Cada vez que alguien me ha asegurado que por nada del mundo quisiera ser rey -y han sido unas cuantas- no he dudado de la sinceridad de mi interlocutor, sino de su capacidad de entendimiento. En cualquier caso, dadas las nulas opciones que el autor de la frase tenía de alcanzar tal dignidad, he optado por quedarme con la feroz resistencia que los escasos elegidos que sí lo consiguieron han ofrecido a la hora de dejar de hacerlo. A falta de una doctrina que me explicara por qué alguien habría de heredar el más alto cargo público en función de su parentesco familiar, siempre he sospechado que la expresión “vivir cono un rey” encerraba una verdad profunda cuyo completo significado apenas lográbamos vislumbrar el común de los mortales.
En el caso español, todo empezó con la democratización de la frase “la Familia Real descansa en Mallorca” sin que jamás se nos explicara concretamente de qué. Ahora el monarca se ha descolgado durante su vuelo a Moscú en compañía de un grupo de empresarios con que “cualquier otro estaría aún de baja, pero yo he de currar”. Otra vez once palabras, estamos ante la cara B del existoso single “lo siento, me he equivocado y no volverá a ocurrir”.
Las obras completas que Juan Carlos I legará a la posteridad no reposan en sus letales discursos, de los que no quedará más rastro que el sopor que inocularon a quienes los padecieron, sino en sus chispeantes comentarios. Bajo el título de “Se saltó el protocolo” se podría hacer un recorrido turístico a través de su epidérmico pensamiento, con paradas en sus imitaciones de Chiquito de la Calzada, sus “¿por qué no te callas?”, su campechanismo de raigambre ‘Caiga quien Caiga’ o su enigmática profecía “”lo que os gusta es matarme y ponerme un pino en la tripa”, esta última, pronunciada baja el influjo de alguna película de David Cronenberg cuyo título no consigo recordar.

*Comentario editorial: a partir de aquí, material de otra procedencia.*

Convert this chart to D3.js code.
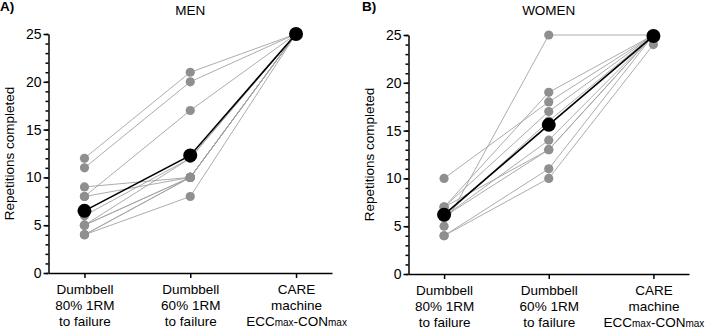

El lamento, digno de un coro gospel, sería disparatado en cualquier otro país, no en uno cuyo ministro de Hacienda a duras penas puede contener las carcajadas cuando anuncia los recortes. En el mundo imaginario del rey, trabajar consiste en desplazarse por el mundo en régimen de lujo y con todos los gastos pagados, en un intento de conseguir contratos para los empresarios españoles, con la tranquilidad que da saber que si fracasa ni tendrá que rendir cuentas, ni será despedido. Por lo demás, uno de sus yernos está todo el día de compras, el otro se ha entregado a la única vida delictiva que permite acumular una fortuna, al parecer, a espaldas de su cónyuge y su consuegro practica la inmersión en el mundo del herri kirolak en calidad de harrijasotzaile especialista en alzamiento de bienes. Y ninguno de ellos alardea tanto.